You Won't Believe How Wrong You Are About Being Wrong

April 17, 2017 •  life

There are beliefs you hold onto for dear life (like the belief in a higher being) and inconsequential opinions (like whether or not pineapple belongs on pizza (it does, you heathen)). We tend to hold these beliefs in high-esteem, identifying with them and protecting them when other internet users tell us how wrong we are.

This could be somewhat harmless as these beliefs are malleable, but, what if a fundamental belief held by generally everyone was challenged? What if someone challenged gravity? How would that change how you think?

Chuck Klosterman does this in his last book, “But, What if We’re Wrong?” He begins by assuring the reader that his belief in gravity is absolute. He would never budge from that stance and there is no one who could ever change his mind about that. But, he could still be wrong. Quoting physicist Brian Green about it,


"There is a very, very good chance that our understanding of gravity will not be the same in five hundred years."

which is later followed by,

"I do think–and I think many would agree–that gravity is the least stable of our ideas, and the most ripe for a major shift."

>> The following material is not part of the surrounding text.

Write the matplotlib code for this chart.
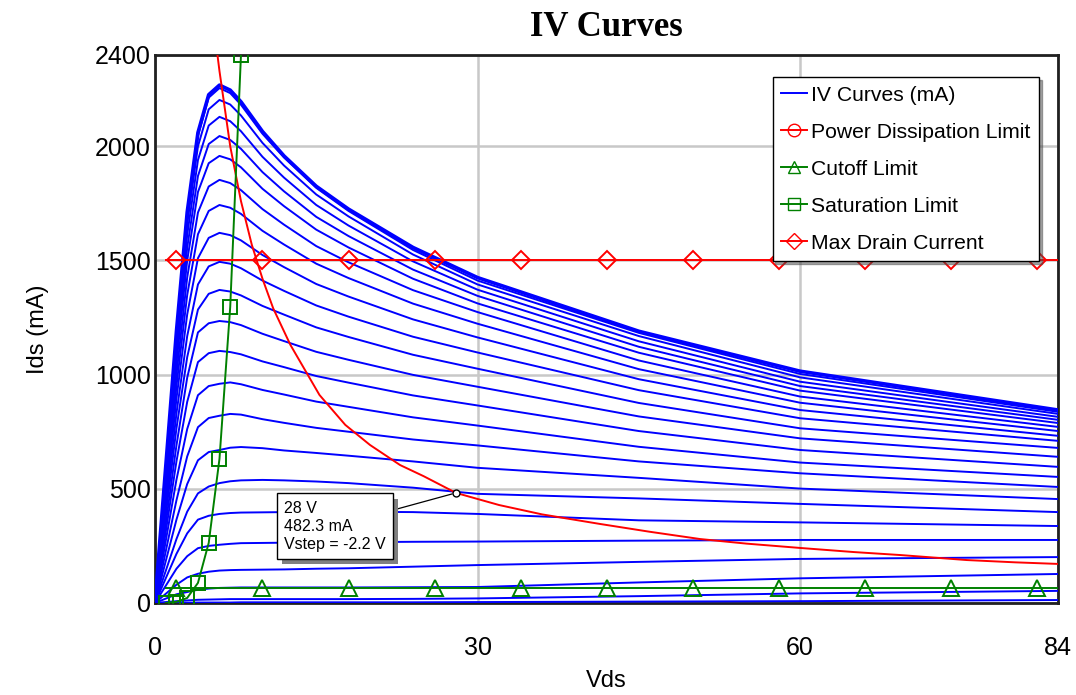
import matplotlib
matplotlib.use('Agg')
import matplotlib.pyplot as plt
from matplotlib.lines import Line2D
import matplotlib.patheffects as pe

plt.rcParams['font.family'] = ['Liberation Sans', 'DejaVu Sans']

# Vds sample points (V) shared by all IV curves
vds = [0, 2, 3, 4, 5, 6, 7, 8, 10, 12, 15, 18, 24, 30, 45, 60, 84]

# Ids (mA) for each gate step, bottom curve first
ids_steps = [
    [0, 1, 1, 2, 2, 2, 2, 3, 3, 3, 3, 3, 3, 4, 6, 8, 13],
    [0, 8, 11, 14, 15, 16, 17, 17, 17, 17, 17, 17, 18, 20, 30, 42, 53],
    [0, 38, 48, 58, 63, 66, 67, 68, 68, 68, 68, 68, 69, 70, 90, 108, 127],
    [0, 80, 112, 128, 137, 142, 144, 145, 146, 147, 150, 152, 159, 166, 180, 193, 201],
    [0, 150, 205, 240, 250, 255, 259, 262, 263, 264, 265, 266, 268, 269, 273, 276, 276],
    [0, 215, 305, 365, 382, 390, 394, 396, 397, 398, 399, 400, 398, 390, 362, 353, 337],
    [0, 280, 400, 480, 510, 525, 533, 537, 539, 537, 532, 525, 505, 478, 458, 434, 398],
    [0, 365, 521, 625, 661, 670, 680, 683, 678, 668, 657, 645, 620, 592, 548, 501, 455],
    [0, 450, 642, 770, 810, 820, 828, 825, 805, 789, 767, 750, 716, 690, 620, 568, 508],
    [0, 540, 762, 910, 950, 960, 966, 958, 933, 913, 882, 859, 813, 777, 684, 615, 552],
    [0, 620, 881, 1055, 1094, 1104, 1099, 1089, 1058, 1033, 994, 965, 909, 865, 753, 670, 596],
    [0, 690, 987, 1185, 1225, 1235, 1230, 1217, 1179, 1147, 1100, 1065, 999, 947, 817, 721, 640],
    [0, 765, 1077, 1285, 1354, 1371, 1364, 1347, 1301, 1263, 1207, 1165, 1087, 1026, 876, 765, 679],
    [0, 830, 1169, 1395, 1474, 1494, 1486, 1466, 1412, 1367, 1303, 1254, 1166, 1097, 932, 809, 710],
    [0, 895, 1264, 1510, 1599, 1621, 1611, 1588, 1524, 1471, 1397, 1342, 1242, 1163, 980, 845, 732],
    [0, 950, 1349, 1615, 1717, 1743, 1731, 1704, 1630, 1570, 1486, 1423, 1311, 1223, 1024, 877, 753],
    [0, 1000, 1426, 1710, 1824, 1853, 1839, 1808, 1725, 1657, 1563, 1492, 1370, 1274, 1062, 904, 771],
    [0, 1050, 1500, 1800, 1926, 1958, 1943, 1908, 1814, 1738, 1635, 1557, 1420, 1312, 1096, 930, 788],
    [0, 1085, 1556, 1870, 2010, 2045, 2028, 1989, 1887, 1803, 1691, 1607, 1460, 1345, 1122, 950, 802],
    [0, 1120, 1612, 1940, 2091, 2129, 2110, 2066, 1954, 1863, 1743, 1653, 1496, 1372, 1146, 969, 815],
    [0, 1150, 1660, 2000, 2162, 2203, 2183, 2135, 2015, 1916, 1789, 1693, 1526, 1395, 1169, 988, 828],
    [0, 1180, 1699, 2045, 2213, 2255, 2233, 2182, 2055, 1951, 1818, 1717, 1546, 1412, 1183, 1003, 837],
    [0, 1190, 1712, 2060, 2226, 2268, 2246, 2195, 2065, 1958, 1825, 1725, 1557, 1425, 1190, 1015, 845],
]

# power dissipation limit
pd_v = [5.6, 6.0, 7.0, 8.0, 9.0, 10.0, 11.0, 12.6, 15.3, 17.7, 20.0, 22.8, 25.0,
        28.0, 32.0, 36.0, 41.4, 46.0, 50.7, 55.0, 60.0, 65.0, 69.3, 75.5, 80.0, 84.0]
pd_i = [2480, 2330, 2000, 1760, 1570, 1420, 1290, 1130, 911, 780, 692, 604, 555,
        482, 429, 388, 346, 312, 280, 260, 241, 223, 210, 188, 178, 171]

# saturation limit
sat_v = [1, 2, 3, 4, 5, 6, 7, 8]
sat_i = [0, 5, 22, 88, 263, 631, 1297, 2400]

# cutoff limit and max drain current (markers every 8 V)
lim_v = list(range(1, 85))
cutoff_ma = 67
max_drain_ma = 1500

# marker readout
mark_v = 28
mark_i = 482.3
vstep = -2.2

fig = plt.figure(figsize=(10.76, 6.95), dpi=100)
ax = fig.add_axes([0.144, 0.1324, 0.8395, 0.7885])

blue = '#0000ff'
red = '#ff0000'
green = '#008000'

for k, row in enumerate(ids_steps):
    lw = 2.6 if k == len(ids_steps) - 1 else 1.4
    ax.plot(vds, row, color=blue, lw=lw, zorder=3)

ax.plot(pd_v, pd_i, color=red, lw=1.4, zorder=4)
ax.plot(lim_v, [cutoff_ma] * len(lim_v), color=green, lw=1.4, marker='^',
        markevery=(1, 8), ms=11, mfc='none', mec=green, mew=1.4, zorder=4)
ax.plot(sat_v, sat_i, color=green, lw=1.4, marker='s', ms=10,
        mfc='none', mec=green, mew=1.4, zorder=4)
ax.plot(lim_v, [max_drain_ma] * len(lim_v), color=red, lw=1.4, marker='D',
        markevery=(1, 8), ms=9, mfc='none', mec=red, mew=1.4, zorder=4)

ax.set_xlim(0, 84)
ax.set_ylim(0, 2400)
ax.set_xticks([0, 30, 60, 84])
ax.set_yticks([0, 500, 1000, 1500, 2000, 2400])
ax.set_yticklabels(['0', '500', '1000', '1500', '2000', '2400'])
ax.tick_params(axis='both', length=0, labelsize=18)
ax.tick_params(axis='x', pad=24)
ax.tick_params(axis='y', pad=3)
ax.grid(True, color='#c8c8c8', lw=1.8, zorder=0)
ax.set_axisbelow(True)
for s in ax.spines.values():
    s.set_linewidth(2)
    s.set_color('#202020')

ax.set_xlabel('Vds', fontsize=17, labelpad=7)
ax.set_ylabel('Ids (mA)', fontsize=17, labelpad=33)
fig.text(0.564, 0.96, 'IV Curves', ha='center', va='center', fontsize=25,
         fontweight='bold', family=['Liberation Serif', 'DejaVu Serif'])

# readout callout
ax.plot([mark_v], [mark_i], marker='o', ms=5, mfc='white', mec='black', mew=1, zorder=6)
ann = ax.annotate(f'{mark_v} V\n{mark_i} mA\nVstep = {vstep} V',
                  xy=(mark_v, mark_i), xytext=(12.0, 337), fontsize=11.5,
                  ha='left', va='center', linespacing=1.25, zorder=7,
                  bbox=dict(boxstyle='square,pad=0.45', fc='white', ec='black', lw=1),
                  arrowprops=dict(arrowstyle='-', color='black', lw=0.9, shrinkB=3))
ann.get_bbox_patch().set_path_effects([
    pe.SimplePatchShadow(offset=(4, -4), shadow_rgbFace='#808080', alpha=1),
    pe.Normal()])

handles = [
    Line2D([], [], color=blue, lw=1.4),
    Line2D([], [], color=red, lw=1.4, marker='o', ms=9, mfc='none', mec=red),
    Line2D([], [], color=green, lw=1.4, marker='^', ms=9, mfc='none', mec=green),
    Line2D([], [], color=green, lw=1.4, marker='s', ms=9, mfc='none', mec=green),
    Line2D([], [], color=red, lw=1.4, marker='D', ms=8, mfc='none', mec=red),
]
labels = ['IV Curves (mA)', 'Power Dissipation Limit', 'Cutoff Limit',
          'Saturation Limit', 'Max Drain Current']
leg = ax.legend(handles, labels, loc='upper right', bbox_to_anchor=(0.979, 0.96),
                borderaxespad=0, fontsize=15.2, handlelength=1.2, handletextpad=0.2,
                labelspacing=0.85, fancybox=False, shadow=True, framealpha=1,
                edgecolor='black', borderpad=0.42)
leg.get_frame().set_linewidth(1)
leg.set_zorder(10)

fig.savefig('out.png', dpi=100)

Maybe we’re all not wrong now but we may all be wrong eventually. If gravity is in question, what else is and what can you learn?

How to Be Wrong with Class

There are going to be a lot of topics you’re wrong about. Do not be afraid to be wrong, be afraid of doing nothing about it. Start with:

Finding Someone who Disagrees

Find someone who disagrees with you or loves the thing you don’t necessarily love-no need to get confrontational. Ask them what benefits they’ve received from their viewpoint and how they got there. Spend 80% of the time listening to them instead of challenging them.

Convincing Yourself They’re Right

Spend a few hours convincing yourself that they’re irrevocably correct and find material that supports their point of view. This helps you seek even more arguments for the other side and puts you in someone else’s mindset.

Write it down and reflect on how your life would change if you fundamentally believed in all the things they believed in. This helps you ground the belief/activity and apply it (even if imaginary) to your own life.

100% Commiting and Finding the Value

If this is an activity, I challenge you to commit yourself fully to it. Keep your mind open to the value it is bringing to your life and try to internalize it until you understand why someone would do it.


These three things have been successful for me in changing my mind about a lot of things in my life. While I don’t necessarily accept everything as truth, this is a good exercise to ensure I’m always analyzing the data incoming.

Being wrong doesn’t have to be as painful as we make it out to be. There’s typically some value in someone else’s viewpoint–you just have to find it. What are you wrong about?